Ângelo perdeu a perna esquerda devido a um câncer, aos 17 anos. Ele conta que, quando recebeu o diagnóstico, teve nas mãos a decisão de amputar o membro. Como o câncer era agressivo e havia risco de morte, decidiu seguir a orientação médica.
À época, na adolescência e estudante do 3º ano do ensino médio, o maior medo era não conseguir fazer coisas comuns a jovens da mesma idade, como arrumar uma namorada.
“Tinha medo de ser diferente. Era época das garotas, estava começando a sair de casa, ir para festas. Foi um momento difícil”, conta o servidor público.
Mas, diferente do que imaginou, Ângelo logo conquistou uma companheira, com quem anos se casou em alguns anos. Depois de descobrir um novo tumor e passar por mais adversidades, decidiu começar uma faculdade de geografia. “Isso me fez esquecer a doença”, conta.
Em 2002, se separou e logo terminou a graduação.

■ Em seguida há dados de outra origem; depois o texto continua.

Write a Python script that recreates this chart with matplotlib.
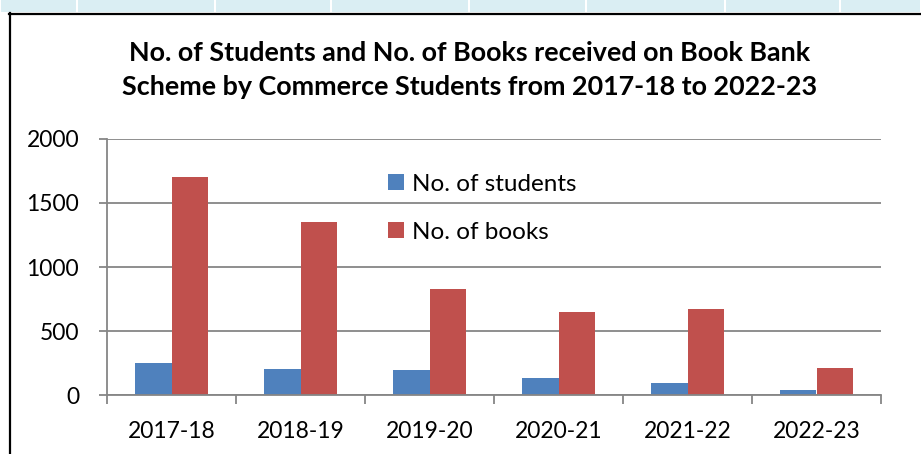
import matplotlib
matplotlib.use('Agg')
import matplotlib.pyplot as plt
from matplotlib.lines import Line2D
from matplotlib.patches import Rectangle
import numpy as np

years = ['2017-18', '2018-19', '2019-20', '2020-21', '2021-22', '2022-23']
students = [250, 200, 195, 130, 90, 40]
books = [1700, 1350, 825, 650, 670, 210]

title = ('No. of Students and No. of Books received on Book Bank\n'
         'Scheme by Commerce Students from 2017-18 to 2022-23')

BLUE = '#4F81BD'
RED = '#C0504D'
GRID = '#868686'
FONT = 'Lato'

W, H = 921, 454
fig = plt.figure(figsize=(W / 100, H / 100), dpi=100)


def fx(px):
    return px / W


def fy(py):
    return 1 - py / H


# strip of sheet cells above the chart object
cell_edges = [0, 77, 215, 331, 469, 586, 725, 840, 921]
for a, b in zip(cell_edges[:-1], cell_edges[1:]):
    fig.add_artist(Rectangle((fx(a + 1), fy(12)), fx(b - a - 2), 12 / H,
                             transform=fig.transFigure, color='#DAEEF3', lw=0))

# chart border (top and left edges visible)
fig.add_artist(Line2D([fx(9), 1], [fy(13.5), fy(13.5)], transform=fig.transFigure,
                      color='black', lw=1.6))
fig.add_artist(Line2D([fx(10), fx(10)], [fy(13), 0], transform=fig.transFigure,
                      color='black', lw=1.6))

ax = fig.add_axes([fx(107), fy(395), fx(881) - fx(107), 256 / H])

x = np.arange(len(years))
w = 1 / 3.5
ax.bar(x - w / 2, students, w, color=BLUE, label='No. of students', zorder=3)
ax.bar(x + w / 2, books, w, color=RED, label='No. of books', zorder=3)

ax.set_xlim(-0.5, len(years) - 0.5)
ax.set_ylim(0, 2000)
ax.set_yticks([0, 500, 1000, 1500, 2000])
ax.yaxis.grid(True, color=GRID, lw=1.3, zorder=0)

for s in ['top', 'right']:
    ax.spines[s].set_visible(False)
for s in ['left', 'bottom']:
    ax.spines[s].set_color(GRID)
    ax.spines[s].set_linewidth(1.3)
    ax.spines[s].set_zorder(4)

ax.set_xticks(x)
ax.set_xticklabels(years)
ax.set_xticks(np.arange(-0.5, len(years)), minor=True)
ax.tick_params(axis='x', which='major', length=0, pad=19)
ax.tick_params(axis='x', which='minor', length=6.5, width=1.3, color=GRID)
ax.tick_params(axis='y', length=6, width=1.3, color=GRID, pad=14)
for lab in ax.get_xticklabels() + ax.get_yticklabels():
    lab.set_fontfamily(FONT)
    lab.set_fontsize(16.5)
    lab.set_color('black')

fig.text(fx(470), fy(70), title, ha='center', va='center', fontfamily=FONT,
         fontweight='bold', fontsize=19.4, linespacing=1.5)

ax.legend(loc='upper left', bbox_to_anchor=(fx(366), fy(152)),
          bbox_transform=fig.transFigure, frameon=False,
          prop={'family': FONT, 'size': 17.5}, handlelength=0.65,
          handleheight=0.65, handletextpad=0.35, labelspacing=1.1)

fig.savefig('out.png', dpi=100)
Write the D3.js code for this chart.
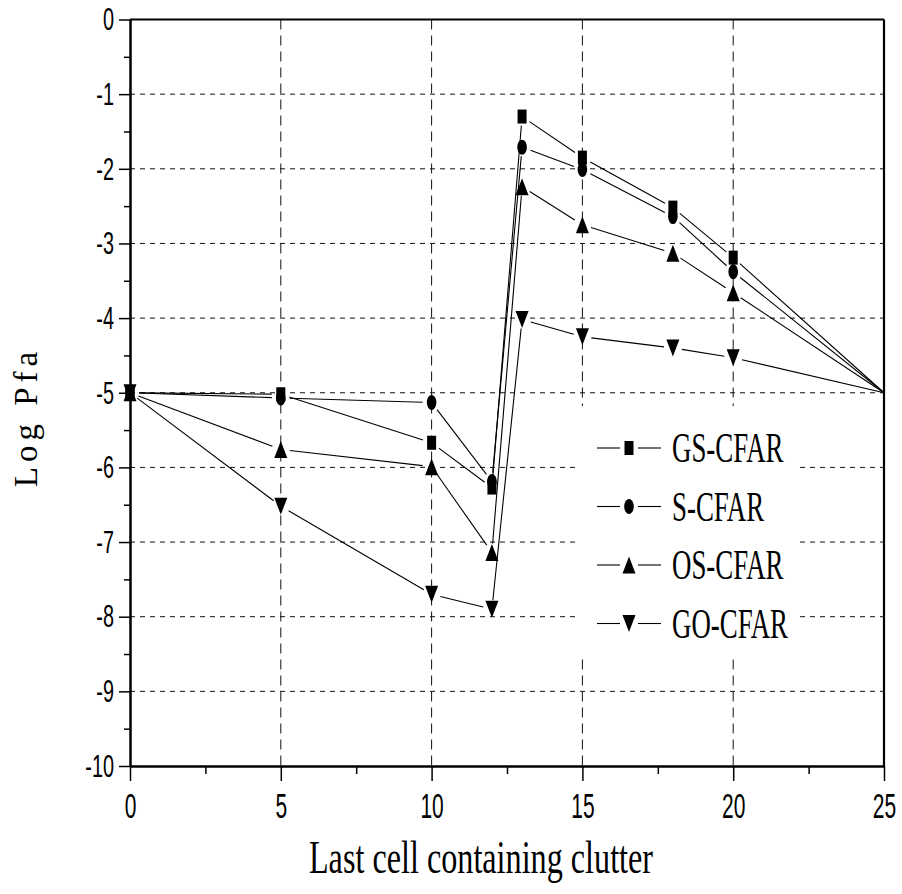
<!DOCTYPE html>
<html>
<head>
<meta charset="utf-8">
<script src="https://cdn.jsdelivr.net/npm/d3@7"></script>
<style>
  html, body { margin: 0; padding: 0; background: #fff; }
  svg { display: block; }
</style>
</head>
<body>
<svg id="chart" width="902" height="894"></svg>
<script>
// ---- data ----
const cells = [0, 5, 10, 12, 13, 15, 18, 20, 25];
const gsCfar = [-5, -5.02, -5.67, -6.27, -1.30, -1.85, -2.52, -3.19, -5];
const sCfar  = [-5, -5.07, -5.13, -6.19, -1.71, -2.01, -2.64, -3.38, -5];
const osCfar = [-5, -5.76, -5.99, -7.14, -2.24, -2.75, -3.13, -3.66, -5];
const goCfar = [-5, -6.52, -7.70, -7.90, -4.02, -4.25, -4.40, -4.53, -5];
const seriesNames = ["GS-CFAR", "S-CFAR", "OS-CFAR", "GO-CFAR"];
const seriesSymbols = ["square", "circle", "triUp", "triDown"];
const xTickValues = [0, 5, 10, 15, 20, 25];
const xMinorValues = [2.5, 7.5, 12.5, 17.5, 22.5];
const yTickValues = [0, -1, -2, -3, -4, -5, -6, -7, -8, -9, -10];
const yMinorValues = [-0.5, -1.5, -2.5, -3.5, -4.5, -5.5, -6.5, -7.5, -8.5, -9.5];
const xTitle = "Last cell containing clutter";
const yTitle = "Log Pfa";

const series = [gsCfar, sCfar, osCfar, goCfar].map((vals, i) => ({
  name: seriesNames[i], symbol: seriesSymbols[i],
  pts: cells.map((c, j) => ({ x: c, y: vals[j], marker: c !== 25 }))
}));

// ---- layout ----
const L = 130, R = 884, T = 19.5, B = 766;
const SX = 0.6; // horizontal compression of the original tick glyphs
const svg = d3.select("#chart");
const x = d3.scaleLinear().domain([0, 25]).range([L, R]);
const y = d3.scaleLinear().domain([-10, 0]).range([B, T]);

// gridlines
const grid = svg.append("g");
grid.selectAll("line.h").data(yTickValues.filter(v => v !== 0 && v !== -10)).join("line")
  .attr("x1", L).attr("x2", R).attr("y1", d => y(d)).attr("y2", d => y(d))
  .attr("stroke", "#111").attr("stroke-width", 1).attr("stroke-dasharray", "5,5");
grid.selectAll("line.v").data(xTickValues.filter(v => v !== 0 && v !== 25)).join("line")
  .attr("y1", T).attr("y2", B).attr("x1", d => x(d)).attr("x2", d => x(d))
  .attr("stroke", "#111").attr("stroke-width", 1).attr("stroke-dasharray", "10,6");

// series lines with gaps near markers
const GAP = 9;
const lineG = svg.append("g");
series.forEach(s => {
  for (let i = 0; i < s.pts.length - 1; i++) {
    const a = s.pts[i], b = s.pts[i + 1];
    let x1 = x(a.x), y1 = y(a.y), x2 = x(b.x), y2 = y(b.y);
    const dx = x2 - x1, dy = y2 - y1, len = Math.hypot(dx, dy);
    const ux = dx / len, uy = dy / len;
    const g1 = a.marker ? GAP : 0, g2 = b.marker ? GAP : 0;
    lineG.append("line")
      .attr("x1", x1 + ux * g1).attr("y1", y1 + uy * g1)
      .attr("x2", x2 - ux * g2).attr("y2", y2 - uy * g2)
      .attr("stroke", "#000").attr("stroke-width", 1.1);
  }
});

function drawMarker(g, sym, cx, cy) {
  if (sym === "square") {
    g.append("rect").attr("x", cx - 4.5).attr("y", cy - 7).attr("width", 9).attr("height", 14).attr("fill", "#000");
  } else if (sym === "circle") {
    g.append("ellipse").attr("cx", cx).attr("cy", cy).attr("rx", 4.8).attr("ry", 7.5).attr("fill", "#000");
  } else if (sym === "triUp") {
    g.append("path").attr("d", `M${cx},${cy - 8.5}L${cx + 6.5},${cy + 8.5}L${cx - 6.5},${cy + 8.5}Z`).attr("fill", "#000");
  } else {
    g.append("path").attr("d", `M${cx - 6.5},${cy - 8.5}L${cx + 6.5},${cy - 8.5}L${cx},${cy + 8.5}Z`).attr("fill", "#000");
  }
}
const markG = svg.append("g");
series.forEach(s => s.pts.filter(p => p.marker).forEach(p => drawMarker(markG, s.symbol, x(p.x), y(p.y))));

// axes
const fmt = d => String(d);
const yAxis = svg.append("g").attr("transform", `translate(${L},0)`)
  .call(d3.axisLeft(y).tickValues(yTickValues).tickFormat(fmt).tickSize(11).tickSizeOuter(0).tickPadding(5));
const yMinor = svg.append("g").attr("transform", `translate(${L},0)`)
  .call(d3.axisLeft(y).tickValues(yMinorValues).tickFormat("").tickSize(6).tickSizeOuter(0));
const xAxis = svg.append("g").attr("transform", `translate(0,${B})`)
  .call(d3.axisBottom(x).tickValues(xTickValues).tickFormat(fmt).tickSize(15).tickSizeOuter(0).tickPadding(12));
const xMinor = svg.append("g").attr("transform", `translate(0,${B})`)
  .call(d3.axisBottom(x).tickValues(xMinorValues).tickFormat("").tickSize(8).tickSizeOuter(0));
[yAxis, yMinor, xAxis, xMinor].forEach(a => {
  a.attr("font-family", "'Liberation Sans', Arial, sans-serif");
  a.select(".domain").attr("stroke", "#000").attr("stroke-width", 2);
  a.selectAll(".tick line").attr("stroke", "#000").attr("stroke-width", 1.5);
  a.selectAll("text").attr("fill", "#000")
    .style("font-family", "'Liberation Sans', Arial, sans-serif");
});
yAxis.attr("font-size", 32);
yAxis.selectAll("text").style("font-size", "32px").attr("x", -16 / 0.62).attr("transform", `scale(0.62,1)`);
xAxis.attr("font-size", 35);
xAxis.selectAll("text").style("font-size", "35px").attr("transform", `scale(${SX},1)`);

// top and right frame
svg.append("line").attr("x1", L).attr("x2", R).attr("y1", T).attr("y2", T).attr("stroke", "#000").attr("stroke-width", 2);
svg.append("line").attr("x1", R).attr("x2", R).attr("y1", T).attr("y2", B).attr("stroke", "#000").attr("stroke-width", 2.2);

// titles
svg.append("text").attr("transform", `translate(481,873) scale(0.7,1)`)
  .attr("text-anchor", "middle").attr("font-family", "'Liberation Serif', 'Times New Roman', serif")
  .attr("font-size", 46).attr("fill", "#000").text(xTitle);
svg.append("text").attr("transform", `translate(37,417) rotate(-90)`)
  .attr("text-anchor", "middle").attr("font-family", "'Liberation Serif', 'Times New Roman', serif")
  .attr("font-size", 33).attr("fill", "#000").attr("letter-spacing", 5).text(yTitle);

// legend
const lg = svg.append("g");
lg.append("rect").attr("x", 576).attr("y", 406).attr("width", 223).attr("height", 251).attr("fill", "#fff");
series.forEach((s, i) => {
  const cy = 448 + i * 58.5;
  lg.append("line").attr("x1", 597).attr("x2", 620).attr("y1", cy).attr("y2", cy).attr("stroke", "#000").attr("stroke-width", 1.1);
  lg.append("line").attr("x1", 638).attr("x2", 661).attr("y1", cy).attr("y2", cy).attr("stroke", "#000").attr("stroke-width", 1.1);
  drawMarker(lg, s.symbol, 629, cy);
  lg.append("text").attr("transform", `translate(672,${cy + 14}) scale(0.64,1)`)
    .attr("font-family", "'Liberation Serif', 'Times New Roman', serif")
    .attr("font-size", 42).attr("fill", "#000").text(s.name);
});
</script>
</body>
</html>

Chegou a Brasilia em 2006, quando passou no concurso público para o Departamento Nacional de Proteção Mineral (DNPM). Foi lá que conheceu a atual esposa, Isabel Carvalho, que trabalhava como jornalista no órgão.
Morador do DF Ângelo dos Santos, tem a perna amputada e subiu a Pedra da Gávea, no Rio de Janeiro, com a esposa Isabel Carvalho — Foto: Arquivo pessoal
Ângelo começou a praticar remo no Lago Paranoá, em Brasília, e chegou a competir na Lagoa Rodrigo de Freitas, no Rio de Janeiro mas, em 2012 teve que parar porque começou a sentir dores no joelho.
Depois, começou a visitar cachoeiras e se apaixonou pelas trilhas da Chapada dos Veadeiros e de Pirenópolis, em Goiás.
“Comecei a viajar mais e aumentou meu gosto por fazer trilhas, a me desafiar. Até 2017, não fazia trilhas muito difíceis. Em 2018, fiz uma trilha no Parque Nacional, de 23 quilômetros. Percebi que conseguia fazer coisas difíceis”, conta Ângelo.
Com os desafios, o servidor público abriu um perfil no Instagram com o nome “Saci Trilheiro”. “É uma junção da brincadeira que fiz com o saci e a trilha. Foi bem aceito. A medida em que ia postando as aventuras, fui recebendo mensagens de incentivo, pessoas falando que se inspiram em mim”, diz Ângelo. Hoje, ele tem mais de 22,8 mil seguidores na rede social.
Morador do DF, conhecido como Saci Trilheiro, subiu 844 metros até o topo da Pedra da Gávea, no Rio de Janeiro — Foto: Arquivo pessoal
A ideia de subir a Pedra da Gávea surgiu de um amigo carioca do casal. Ele esteve em Brasília, em 2018, quando combinaram de subir juntos, mas o homem tinha um câncer e faleceu no ano passado.
“Na época, eu não sabia como era [a Pedra da Gávea], depois fui ver vídeos e estudar. Era uma das mais difíceis e desafiadoras do Rio de Janeiro. Subi com rapel ou escalando as pedras. Me preparei durante os últimos três meses, fui pra academia, fiz aeróbico”, conta Ângelo.
De acordo com o servidor, o tempo de subida até o topo da Pedra da Gávea é de, em média, três horas, mas eles demoraram mais. “Como era sábado e dia de sol, estava cheio de gente. Tinha que colocar equipamentos para subir e gastamos o dia inteiro. Começamos às 8h e saímos de lá às 19h”, conta.
“A sensação de propor um desafio desses e conseguir fazer é indescritível. Quando chega ao topo, dá a sensação de olhar para o passado e ressignificar tudo, pensar que valeu a pena. Passar pelas dificuldades teve o lado bom, que foi o aprendizado”, diz.
Ângelo ainda nem voltou para Brasília, mas já tem data para o próximo desafio. “Está agendado para 13 e 14 de setembro, vamos subir o Pico da Bandeira”, conta.
São 2.890 metros de altitude, a terceira montanha mais alta do Brasil, que fica entre Minas Gerais e o Espírito Santo. “Daqui a pouco as dores vão aumentar, a sobrecarga de só ter um pé vai me deixar mais cansado. Quero guardar material, porque quero dar palestras e poder ilustrar tudo”, conta.